I subscribe to a newsletter from the Satipanya Buddhist trust in the UK. The guiding teacher there, an English monk by the name of Bhante Bodhidhamma, usually posts a short column called the Tip O’ the Day. Here is today’s post, titled Impulsive or Spontaneous?:
“When we act impulsively, we do so out of habit. A thoughtless reaction. There’s no reflection involved. And the word impulsive suggests that it is not skillful. We often regret what we have done. Somebody asks us to come and help in the garden. And we find ourselves saying, ‘Yes, I’d love to!’ And immediately comes that sinking feeling that we really didn’t want to do it. And that we don’t have the time. We would prefer to be doing something else. It scratches on the mind and we think of excuses. It can lead to fibbing. ‘Woke up feeling terrible. I’ve got a job to do. Someone I must see. Forgot all about it.’ Of course, we are prolific in our apologies. But it leaves an uncomfortable feeling. That’s the dread of being found out. The shame of it. There’s a Mullah Nasruddin story. He is tired of his neighbor asking for the use of his donkey. So on the next request, he tells him the donkey is being used by someone else. Just then the donkey brays. And when his neighbor raises his eyebrows, he asks, ‘Who are you going to believe? Me or my donkey?’ We all want to be spontaneous. It suggests skillfulness and joy. And we think that spontaneity should arise spontaneously! But it’s hard work to train ourselves towards a genuine, unaffected naturalness about what we do. Consider sport! How many times do tennis players practice their shots? And in the immediacy of the game their strokes are spontaneous. Not that they are always as accurate as they would want them to be. Consider performance artists whether actors or musicians. Although their performance seems so natural, there has been an enormous amount of practice beforehand. So it is with virtues. We need to consciously develop them – goodwill, generosity, patience and so on. And then every so often we shall surprise ourselves at our spontaneous, wise and joyful response.”

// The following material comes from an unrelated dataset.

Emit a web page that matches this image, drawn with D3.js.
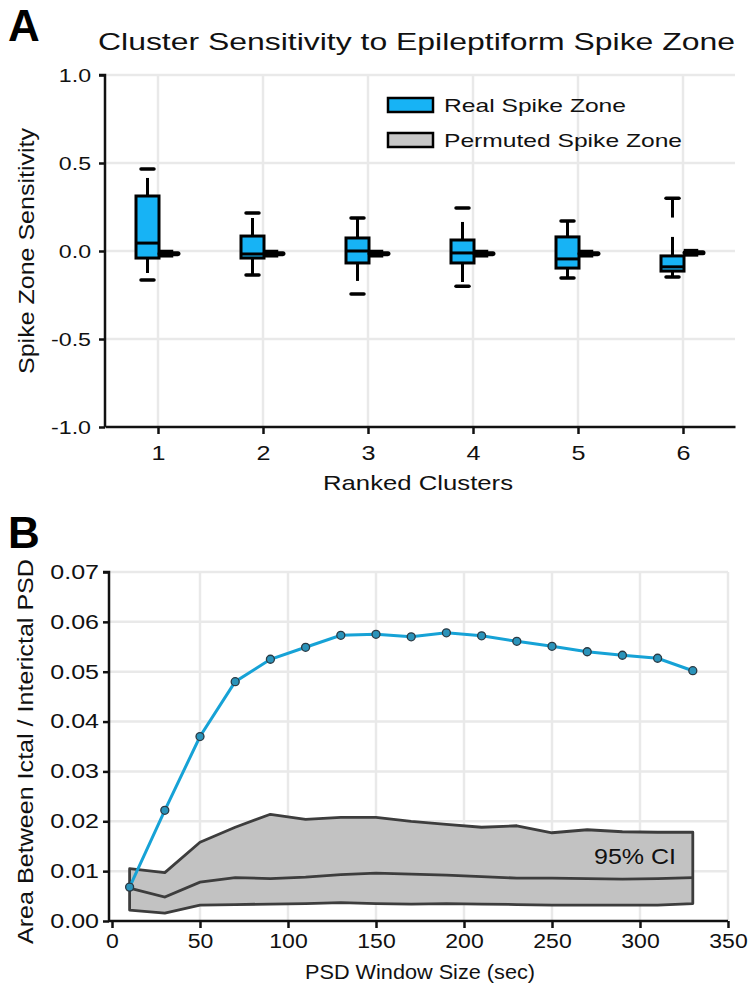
<!DOCTYPE html>
<html><head><meta charset="utf-8">
<script src="https://cdn.jsdelivr.net/npm/d3@7"></script>
<style>
html,body{margin:0;padding:0;background:#fff;}
svg{display:block;font-family:"Liberation Sans",Arial,Helvetica,sans-serif;}
</style></head>
<body><svg id="c" width="750" height="992"></svg>
<script>
// ---------- Panel A data ----------
const clusters = [1, 2, 3, 4, 5, 6];
const realQ1 = [-0.04, -0.04, -0.068, -0.068, -0.097, -0.114];
const realMedian = [0.045, -0.017, 0.0, -0.011, -0.045, -0.09];
const realQ3 = [0.3125, 0.085, 0.074, 0.0625, 0.08, -0.028];
const realWhiskerLo = [-0.125, -0.136, -0.17, -0.176, -0.153, -0.148];
const realWhiskerHi = [0.415, 0.1875, 0.1875, 0.165, 0.17, 0.08];
const realCapLo = [-0.165, -0.136, -0.244, -0.2, -0.153, -0.148];
const realCapHi = [0.466, 0.216, 0.1875, 0.244, 0.17, 0.30];
const realCapHiStem = [0.466, 0.216, 0.1875, 0.244, 0.17, 0.19];
const permQ1 = [-0.03, -0.03, -0.03, -0.03, -0.03, -0.025];
const permMedian = [-0.015, -0.015, -0.015, -0.015, -0.015, -0.01];
const permQ3 = [0.0, 0.0, 0.0, 0.0, 0.0, 0.005];
const yTicksA = [-1.0, -0.5, 0.0, 0.5, 1.0];
const legendLabels = ["Real Spike Zone", "Permuted Spike Zone"];

// ---------- Panel B data ----------
const windowSizes = [10, 30, 50, 70, 90, 110, 130, 150, 170, 190, 210, 230, 250, 270, 290, 310, 330];
const realArea = [0.0068, 0.0222, 0.037, 0.048, 0.0525, 0.0549, 0.0573, 0.0575, 0.057, 0.0578, 0.0572, 0.0561, 0.0551, 0.054, 0.0533, 0.0527, 0.0502];
const ciUpper = [0.0105, 0.0097, 0.0158, 0.0188, 0.0214, 0.0204, 0.0208, 0.0208, 0.0200, 0.0194, 0.0188, 0.0191, 0.0177, 0.0183, 0.0179, 0.0178, 0.0178];
const ciMiddle = [0.0066, 0.0048, 0.0078, 0.0087, 0.0085, 0.0088, 0.0093, 0.0096, 0.0094, 0.0092, 0.0089, 0.0086, 0.0086, 0.0085, 0.0084, 0.0085, 0.0087];
const ciLower = [0.0022, 0.0016, 0.0032, 0.0033, 0.0034, 0.0035, 0.0037, 0.0035, 0.0034, 0.0035, 0.0034, 0.0033, 0.0032, 0.0032, 0.0032, 0.0032, 0.0035];
const yTicksB = [0.00, 0.01, 0.02, 0.03, 0.04, 0.05, 0.06, 0.07];
const xTicksB = [0, 50, 100, 150, 200, 250, 300, 350];

const svg = d3.select("#c");
const GRID = "#e9e9e9";
const BOXBLUE = "#17b3f5";
const LINEBLUE = "#16a2d6";

function stretch(sel, sx) {
  sel.each(function () {
    const w = this.getComputedTextLength();
    this.setAttribute("textLength", (w * sx).toFixed(1));
    this.setAttribute("lengthAdjust", "spacingAndGlyphs");
  });
}
function fitText(sel, width) {
  sel.attr("textLength", width).attr("lengthAdjust", "spacingAndGlyphs");
}
function styleAxis(ax, fs, sx) {
  ax.select(".domain").attr("stroke", "#111").attr("stroke-width", 2.5);
  ax.selectAll(".tick line").attr("stroke", "#111").attr("stroke-width", 2.5);
  const t = ax.selectAll(".tick text").attr("fill", "#111")
    .style("font-size", fs + "px").style("font-family", "'Liberation Sans',Arial,sans-serif");
  stretch(t, sx);
}

// ================= PANEL A =================
const xA = d3.scaleLinear().domain([0.5, 6.5]).range([105.5, 735.5]);
const yA = d3.scaleLinear().domain([-1, 1]).range([427, 75]);
const gA = svg.append("g");

gA.selectAll(".hg").data(yTicksA.filter(d => d > -1)).join("line")
  .attr("x1", 106).attr("x2", 735).attr("y1", d => yA(d)).attr("y2", d => yA(d))
  .attr("stroke", GRID).attr("stroke-width", 2.5);
gA.selectAll(".vg").data(clusters).join("line")
  .attr("x1", d => xA(d)).attr("x2", d => xA(d)).attr("y1", 75).attr("y2", 426)
  .attr("stroke", GRID).attr("stroke-width", 2.5);

const axYA = gA.append("g").attr("transform", "translate(105,0)")
  .call(d3.axisLeft(yA).tickValues(yTicksA).tickFormat(d => d3.format(".1f")(d).replace("−", "-")).tickSize(6).tickPadding(8));
const axXA = gA.append("g").attr("transform", "translate(0,427)")
  .call(d3.axisBottom(xA).tickValues(clusters).tickFormat(d3.format("d")).tickSize(7).tickPadding(11));
styleAxis(axYA, 19, 1.22);
styleAxis(axXA, 21, 1.2);
axYA.select(".domain").attr("d", "M-6,75H0V427");
axXA.select(".domain").attr("d", "M105.5,0H735.5");

const rb = gA.selectAll(".rb").data(clusters.map((c, i) => ({c, i}))).join("g");
const wx = d => xA(d.c) - 10.5;
rb.append("line").attr("x1", wx).attr("x2", wx)
  .attr("y1", d => yA(realQ3[d.i])).attr("y2", d => yA(realWhiskerHi[d.i]))
  .attr("stroke", "#000").attr("stroke-width", 3);
rb.append("line").attr("x1", wx).attr("x2", wx)
  .attr("y1", d => yA(realQ1[d.i])).attr("y2", d => yA(realWhiskerLo[d.i]))
  .attr("stroke", "#000").attr("stroke-width", 3);
rb.append("line").attr("x1", wx).attr("x2", wx)
  .attr("y1", d => yA(realCapHi[d.i])).attr("y2", d => yA(realCapHiStem[d.i]))
  .attr("stroke", "#000").attr("stroke-width", 3);
rb.append("line").attr("x1", d => xA(d.c) - 17).attr("x2", d => xA(d.c) - 4)
  .attr("y1", d => yA(realCapHi[d.i])).attr("y2", d => yA(realCapHi[d.i]))
  .attr("stroke", "#000").attr("stroke-width", 3.5).attr("stroke-linecap", "round");
rb.append("line").attr("x1", d => xA(d.c) - 17).attr("x2", d => xA(d.c) - 4)
  .attr("y1", d => yA(realCapLo[d.i])).attr("y2", d => yA(realCapLo[d.i]))
  .attr("stroke", "#000").attr("stroke-width", 3.5).attr("stroke-linecap", "round");
rb.append("rect").attr("x", d => xA(d.c) - 22).attr("width", 23)
  .attr("y", d => yA(realQ3[d.i])).attr("height", d => yA(realQ1[d.i]) - yA(realQ3[d.i]))
  .attr("fill", BOXBLUE).attr("stroke", "#000").attr("stroke-width", 3);
rb.append("line").attr("x1", d => xA(d.c) - 22).attr("x2", d => xA(d.c) + 1)
  .attr("y1", d => yA(realMedian[d.i])).attr("y2", d => yA(realMedian[d.i]))
  .attr("stroke", "#000").attr("stroke-width", 3);

const pb = gA.selectAll(".pb").data(clusters.map((c, i) => ({c, i}))).join("g");
pb.append("rect").attr("x", d => xA(d.c) + 2).attr("width", 12)
  .attr("y", d => yA(permQ3[d.i])).attr("height", d => yA(permQ1[d.i]) - yA(permQ3[d.i]))
  .attr("fill", "#222").attr("stroke", "#000").attr("stroke-width", 2.5);
pb.append("line").attr("x1", d => xA(d.c) + 2).attr("x2", d => xA(d.c) + 20)
  .attr("y1", d => yA(permMedian[d.i])).attr("y2", d => yA(permMedian[d.i]))
  .attr("stroke", "#000").attr("stroke-width", 5).attr("stroke-linecap", "round");

const legColors = [BOXBLUE, "#c8c8c8"];
const legWidths = [182, 238];
const lg = gA.selectAll(".lg").data(legendLabels).join("g")
  .attr("transform", (d, i) => `translate(388,${98 + i * 35})`);
lg.append("rect").attr("width", 45).attr("height", 14)
  .attr("fill", (d, i) => legColors[i]).attr("stroke", "#000").attr("stroke-width", 2.5);
lg.append("text").attr("x", 56).attr("y", 14).text(d => d)
  .style("font-size", "19px").attr("fill", "#111")
  .attr("textLength", (d, i) => legWidths[i]).attr("lengthAdjust", "spacingAndGlyphs");

svg.append("text").attr("x", 8).attr("y", 41).text("A")
  .style("font-size", "44px").style("font-weight", "bold").attr("fill", "#000");
fitText(svg.append("text").attr("x", 98).attr("y", 50)
  .text("Cluster Sensitivity to Epileptiform Spike Zone")
  .style("font-size", "24px").attr("fill", "#111"), 637);
fitText(svg.append("text").attr("transform", "translate(34,374) rotate(-90)")
  .text("Spike Zone Sensitivity").style("font-size", "22px").attr("fill", "#111"), 246);
fitText(svg.append("text").attr("x", 323).attr("y", 490)
  .text("Ranked Clusters").style("font-size", "21px").attr("fill", "#111"), 190);

// ================= PANEL B =================
const xB = d3.scaleLinear().domain([0, 350]).range([112, 728]);
const yB = d3.scaleLinear().domain([0, 0.07]).range([921, 572]);
const gB = svg.append("g");

gB.selectAll(".hg").data(yTicksB.filter(d => d > 0)).join("line")
  .attr("x1", 109).attr("x2", 728).attr("y1", d => yB(d)).attr("y2", d => yB(d))
  .attr("stroke", GRID).attr("stroke-width", 2.5);
gB.selectAll(".vg").data(xTicksB.filter(d => d > 0)).join("line")
  .attr("x1", d => xB(d)).attr("x2", d => xB(d)).attr("y1", 572).attr("y2", 920)
  .attr("stroke", GRID).attr("stroke-width", 2.5);

const axYB = gB.append("g").attr("transform", "translate(109,0)")
  .call(d3.axisLeft(yB).tickValues(yTicksB).tickFormat(d3.format(".2f")).tickSize(6).tickPadding(4));
const axXB = gB.append("g").attr("transform", "translate(0,921)")
  .call(d3.axisBottom(xB).tickValues(xTicksB).tickFormat(d3.format("d")).tickSize(7).tickPadding(6));
styleAxis(axYB, 20, 1.25);
styleAxis(axXB, 20, 1.15);
axYB.select(".domain").attr("d", "M-6,572H0V921");
axXB.select(".domain").attr("d", "M109,0H728");

const bandData = windowSizes.map((w, i) => ({w, lo: ciLower[i], hi: ciUpper[i], mid: ciMiddle[i]}));
const area = d3.area().x(d => xB(d.w)).y0(d => yB(d.lo)).y1(d => yB(d.hi));
gB.append("path").datum(bandData).attr("d", d => area(d) + "Z")
  .attr("fill", "#c2c2c2").attr("stroke", "#3d3d3d").attr("stroke-width", 2.8).attr("stroke-linejoin", "round");
gB.append("path").datum(bandData).attr("d", d3.line().x(d => xB(d.w)).y(d => yB(d.mid)))
  .attr("fill", "none").attr("stroke", "#3d3d3d").attr("stroke-width", 2.8);
fitText(gB.append("text").attr("x", 594).attr("y", 864)
  .text("95% CI").style("font-size", "22px").attr("fill", "#111"), 82);

const lineData = windowSizes.map((w, i) => ({w, v: realArea[i]}));
gB.append("path").datum(lineData).attr("d", d3.line().x(d => xB(d.w)).y(d => yB(d.v)))
  .attr("fill", "none").attr("stroke", LINEBLUE).attr("stroke-width", 3);
gB.selectAll(".pt").data(lineData).join("circle")
  .attr("cx", d => xB(d.w)).attr("cy", d => yB(d.v)).attr("r", 4)
  .attr("fill", "#2a93ba").attr("stroke", "#2b3a44").attr("stroke-width", 1.3);

svg.append("text").attr("x", 8).attr("y", 548).text("B")
  .style("font-size", "44px").style("font-weight", "bold").attr("fill", "#000");
fitText(svg.append("text").attr("transform", "translate(33,944) rotate(-90)")
  .text("Area Between Ictal / Interictal PSD").style("font-size", "22px").attr("fill", "#111"), 385);
fitText(svg.append("text").attr("x", 305).attr("y", 979)
  .text("PSD Window Size (sec)").style("font-size", "21px").attr("fill", "#111"), 230);
</script></body></html>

I recognize myself in Bhante Bodhidhamma’s words. I am the chronic promiser. I promise to call, to write, to send the package, the card, the email, the thank-you note. I promise to pick up someone else’s children. Call me if you need me, I say. We should get together some time, have dinner. I’ll cook. But like the man with the braying donkey, I usually get found out. I want to be perfect first, and only after I have attained perfection will I be ready to help others. Reading this essay made me think of Mary Oliver’s poem The Journey, which touches on the the notion that the only person you can save is yourself. There is a constant struggle within me between selflessness and selfishness. There is a Buddhist idea that we can’t save all beings until we save ourselves. But an equally forceful Christian idea is that by saving others first, we simultaneously save ourselves. What do you believe?
I was only partially joking when I called myself a Buddhist, Rastafarian, Gospel-of-Thomas Christian a few posts back. Over the course of my absence from this blog, I have been doing some reading (what else is new?) and I’ve learned a few things. My belief in the truth (for me) of Buddhist psychology has become stronger. That is to say, our notion of self is an illusion, and attachment to things that are impermanent (including our beliefs) is the cause of all our suffering. But if we can forget the self, as Dogen advises, the we can become enlightened by all things. I also read Bob Marley’s biography, Catch a Fire by Timothy White, a few months ago and although I don’t subscribe to his belief that Haille Selassie I was God incarnate like many Rastas do, I can find truth in his commitment to a healthy lifestyle (minus the ganja): Eating mostly fruits, vegetables, and whole grains, not eating animal products, not drinking caffeine or alcohol, and getting plenty of exercise. (Easy to read, hard to follow) Our image of Bob Marley as the patron saint of dope smokers is a narrow-minded interpretation of the life of someone I’ve come to believe is a true prophet. Read the book, and you may be amazed by the deeply religious human being you find there. I’ve also continued to try and come to terms with the Catholicism of my youth by studying the Gospel of Thomas, a collection of the sayings of “the living Jesus” that were supposedly written down not long after he spoke them. This gospel is more of a wisdom book, and very unlike the stories of Jesus we find in the Bible. In this gospel, no mention is made of original sin, virgin birth, or divine retribution during some future apocalypse. Just simple words pointing his listener towards enlightenment. The most important message I took away from Thomas was the idea that the kingdom of heaven is “spread out upon the earth, but people don’t see it.” I think this a strong tonic to the idea that we will see heaven in some future life or alternate dimension. In Thomas, Jesus is telling his followers to find paradise right where they are, and not look for it somewhere else. Right now, in the present moment, is where life happens and where we find the true kingdom of god. How we treat one another as human beings is the key to unlocking this kingdom, I think.